═══ SUPPLIED RECORDS

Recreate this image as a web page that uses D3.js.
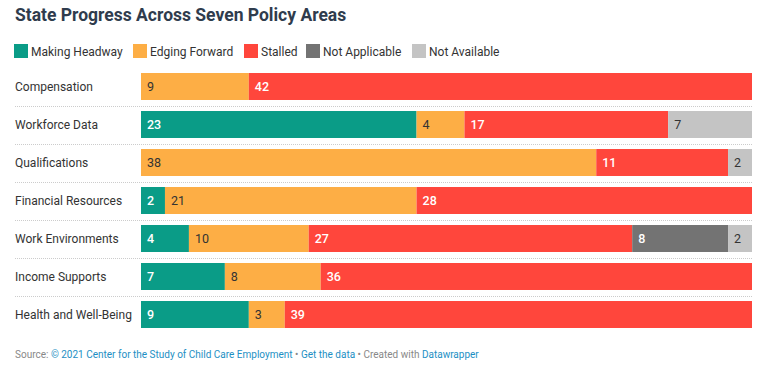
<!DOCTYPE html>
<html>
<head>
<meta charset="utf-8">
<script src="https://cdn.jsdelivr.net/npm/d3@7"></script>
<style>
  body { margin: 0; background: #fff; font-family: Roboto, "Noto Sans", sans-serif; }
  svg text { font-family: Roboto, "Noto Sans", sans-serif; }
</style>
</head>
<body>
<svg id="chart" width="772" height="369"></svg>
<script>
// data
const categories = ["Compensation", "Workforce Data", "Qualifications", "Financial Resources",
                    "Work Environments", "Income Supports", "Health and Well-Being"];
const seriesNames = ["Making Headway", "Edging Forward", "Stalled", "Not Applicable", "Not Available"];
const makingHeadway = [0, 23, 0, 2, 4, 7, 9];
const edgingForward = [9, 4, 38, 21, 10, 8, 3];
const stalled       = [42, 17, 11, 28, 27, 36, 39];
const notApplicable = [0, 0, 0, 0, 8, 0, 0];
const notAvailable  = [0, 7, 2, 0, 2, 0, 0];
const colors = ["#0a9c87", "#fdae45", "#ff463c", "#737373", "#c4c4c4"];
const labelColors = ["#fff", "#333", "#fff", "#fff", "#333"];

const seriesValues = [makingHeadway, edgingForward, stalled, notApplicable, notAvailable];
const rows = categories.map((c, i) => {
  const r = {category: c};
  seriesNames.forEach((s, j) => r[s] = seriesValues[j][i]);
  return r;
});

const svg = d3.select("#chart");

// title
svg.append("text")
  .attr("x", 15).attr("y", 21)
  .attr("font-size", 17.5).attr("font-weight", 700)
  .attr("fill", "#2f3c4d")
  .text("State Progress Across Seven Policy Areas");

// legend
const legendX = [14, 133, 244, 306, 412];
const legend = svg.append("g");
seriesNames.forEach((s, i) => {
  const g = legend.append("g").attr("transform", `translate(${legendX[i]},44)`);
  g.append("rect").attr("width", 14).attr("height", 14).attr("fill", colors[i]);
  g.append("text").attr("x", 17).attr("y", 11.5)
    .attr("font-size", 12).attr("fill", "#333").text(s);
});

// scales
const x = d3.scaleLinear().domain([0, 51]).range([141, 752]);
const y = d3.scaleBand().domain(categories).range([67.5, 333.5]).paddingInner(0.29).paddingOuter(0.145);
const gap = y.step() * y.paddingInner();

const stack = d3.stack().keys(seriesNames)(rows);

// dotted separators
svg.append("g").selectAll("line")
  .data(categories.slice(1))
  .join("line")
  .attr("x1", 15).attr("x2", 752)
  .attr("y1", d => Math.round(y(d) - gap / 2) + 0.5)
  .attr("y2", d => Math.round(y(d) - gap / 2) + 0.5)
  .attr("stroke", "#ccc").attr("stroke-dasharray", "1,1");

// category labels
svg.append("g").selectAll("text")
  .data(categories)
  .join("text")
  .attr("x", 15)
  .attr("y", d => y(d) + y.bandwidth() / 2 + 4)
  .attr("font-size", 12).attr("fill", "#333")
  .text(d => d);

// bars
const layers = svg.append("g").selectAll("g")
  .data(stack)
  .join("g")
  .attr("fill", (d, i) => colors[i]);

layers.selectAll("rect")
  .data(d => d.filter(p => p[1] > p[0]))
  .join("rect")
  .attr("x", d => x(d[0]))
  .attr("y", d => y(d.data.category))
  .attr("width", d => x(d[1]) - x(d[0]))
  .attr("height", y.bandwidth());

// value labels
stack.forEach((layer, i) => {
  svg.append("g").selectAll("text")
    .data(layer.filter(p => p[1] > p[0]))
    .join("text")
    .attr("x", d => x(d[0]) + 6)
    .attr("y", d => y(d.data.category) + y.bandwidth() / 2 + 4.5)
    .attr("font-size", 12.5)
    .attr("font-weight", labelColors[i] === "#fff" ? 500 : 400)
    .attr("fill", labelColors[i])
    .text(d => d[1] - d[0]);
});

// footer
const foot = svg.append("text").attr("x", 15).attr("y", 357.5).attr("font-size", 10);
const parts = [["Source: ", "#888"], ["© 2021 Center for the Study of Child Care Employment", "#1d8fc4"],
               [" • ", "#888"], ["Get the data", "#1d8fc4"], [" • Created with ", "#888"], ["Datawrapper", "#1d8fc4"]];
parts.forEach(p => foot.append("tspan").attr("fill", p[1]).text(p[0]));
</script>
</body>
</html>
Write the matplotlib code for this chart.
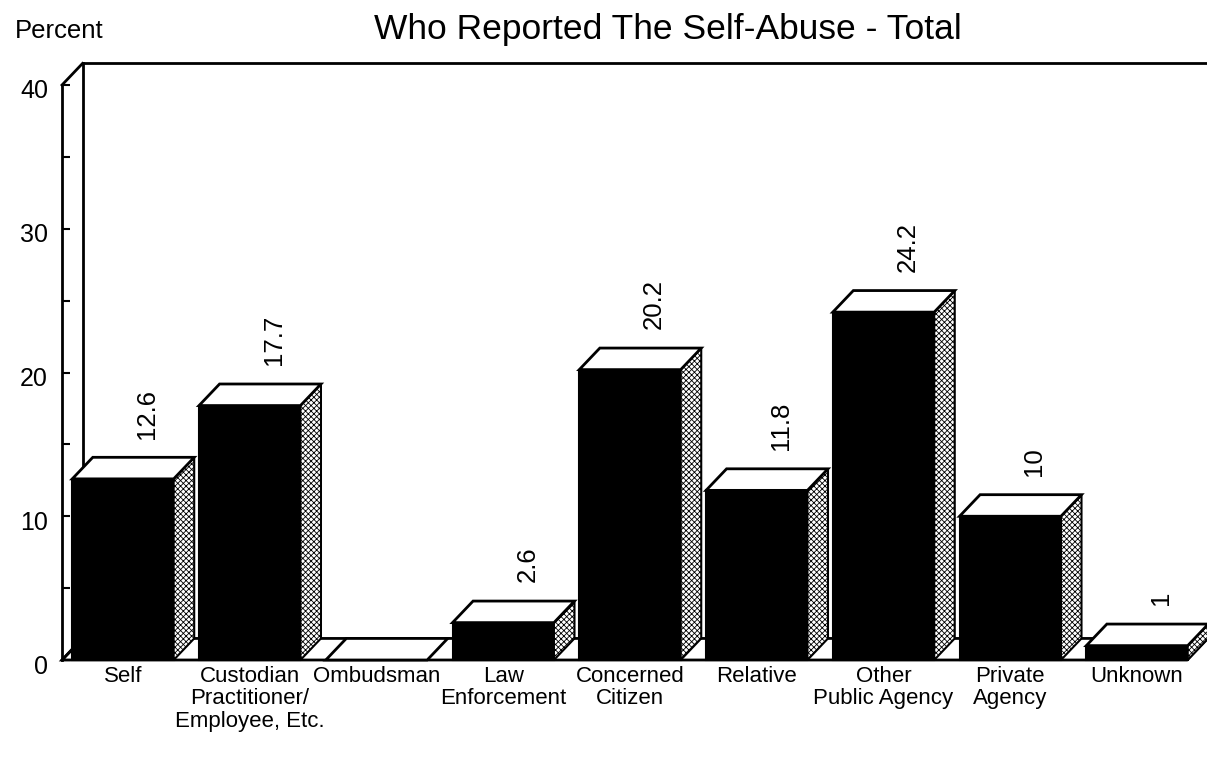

══════

= YOUR GOAL =
Transcribe the preceding listing in its entirety and with exact wording, leaving out pictures.

= RIGHT ANSWER =
Recreate this image as a web page that uses D3.js.
<!DOCTYPE html>
<html>
<head>
<meta charset="utf-8">
<script src="https://cdn.jsdelivr.net/npm/d3@7"></script>
<style>
  body { margin: 0; background: #fff; font-family: Roboto, "Noto Sans", sans-serif; }
  svg text { font-family: Roboto, "Noto Sans", sans-serif; }
</style>
</head>
<body>
<svg id="chart" width="772" height="369"></svg>
<script>
// data
const categories = ["Compensation", "Workforce Data", "Qualifications", "Financial Resources",
                    "Work Environments", "Income Supports", "Health and Well-Being"];
const seriesNames = ["Making Headway", "Edging Forward", "Stalled", "Not Applicable", "Not Available"];
const makingHeadway = [0, 23, 0, 2, 4, 7, 9];
const edgingForward = [9, 4, 38, 21, 10, 8, 3];
const stalled       = [42, 17, 11, 28, 27, 36, 39];
const notApplicable = [0, 0, 0, 0, 8, 0, 0];
const notAvailable  = [0, 7, 2, 0, 2, 0, 0];
const colors = ["#0a9c87", "#fdae45", "#ff463c", "#737373", "#c4c4c4"];
const labelColors = ["#fff", "#333", "#fff", "#fff", "#333"];

const seriesValues = [makingHeadway, edgingForward, stalled, notApplicable, notAvailable];
const rows = categories.map((c, i) => {
  const r = {category: c};
  seriesNames.forEach((s, j) => r[s] = seriesValues[j][i]);
  return r;
});

const svg = d3.select("#chart");

// title
svg.append("text")
  .attr("x", 15).attr("y", 21)
  .attr("font-size", 17.5).attr("font-weight", 700)
  .attr("fill", "#2f3c4d")
  .text("State Progress Across Seven Policy Areas");

// legend
const legendX = [14, 133, 244, 306, 412];
const legend = svg.append("g");
seriesNames.forEach((s, i) => {
  const g = legend.append("g").attr("transform", `translate(${legendX[i]},44)`);
  g.append("rect").attr("width", 14).attr("height", 14).attr("fill", colors[i]);
  g.append("text").attr("x", 17).attr("y", 11.5)
    .attr("font-size", 12).attr("fill", "#333").text(s);
});

// scales
const x = d3.scaleLinear().domain([0, 51]).range([141, 752]);
const y = d3.scaleBand().domain(categories).range([67.5, 333.5]).paddingInner(0.29).paddingOuter(0.145);
const gap = y.step() * y.paddingInner();

const stack = d3.stack().keys(seriesNames)(rows);

// dotted separators
svg.append("g").selectAll("line")
  .data(categories.slice(1))
  .join("line")
  .attr("x1", 15).attr("x2", 752)
  .attr("y1", d => Math.round(y(d) - gap / 2) + 0.5)
  .attr("y2", d => Math.round(y(d) - gap / 2) + 0.5)
  .attr("stroke", "#ccc").attr("stroke-dasharray", "1,1");

// category labels
svg.append("g").selectAll("text")
  .data(categories)
  .join("text")
  .attr("x", 15)
  .attr("y", d => y(d) + y.bandwidth() / 2 + 4)
  .attr("font-size", 12).attr("fill", "#333")
  .text(d => d);

// bars
const layers = svg.append("g").selectAll("g")
  .data(stack)
  .join("g")
  .attr("fill", (d, i) => colors[i]);

layers.selectAll("rect")
  .data(d => d.filter(p => p[1] > p[0]))
  .join("rect")
  .attr("x", d => x(d[0]))
  .attr("y", d => y(d.data.category))
  .attr("width", d => x(d[1]) - x(d[0]))
  .attr("height", y.bandwidth());

// value labels
stack.forEach((layer, i) => {
  svg.append("g").selectAll("text")
    .data(layer.filter(p => p[1] > p[0]))
    .join("text")
    .attr("x", d => x(d[0]) + 6)
    .attr("y", d => y(d.data.category) + y.bandwidth() / 2 + 4.5)
    .attr("font-size", 12.5)
    .attr("font-weight", labelColors[i] === "#fff" ? 500 : 400)
    .attr("fill", labelColors[i])
    .text(d => d[1] - d[0]);
});

// footer
const foot = svg.append("text").attr("x", 15).attr("y", 357.5).attr("font-size", 10);
const parts = [["Source: ", "#888"], ["© 2021 Center for the Study of Child Care Employment", "#1d8fc4"],
               [" • ", "#888"], ["Get the data", "#1d8fc4"], [" • Created with ", "#888"], ["Datawrapper", "#1d8fc4"]];
parts.forEach(p => foot.append("tspan").attr("fill", p[1]).text(p[0]));
</script>
</body>
</html>
Write the matplotlib code for this chart.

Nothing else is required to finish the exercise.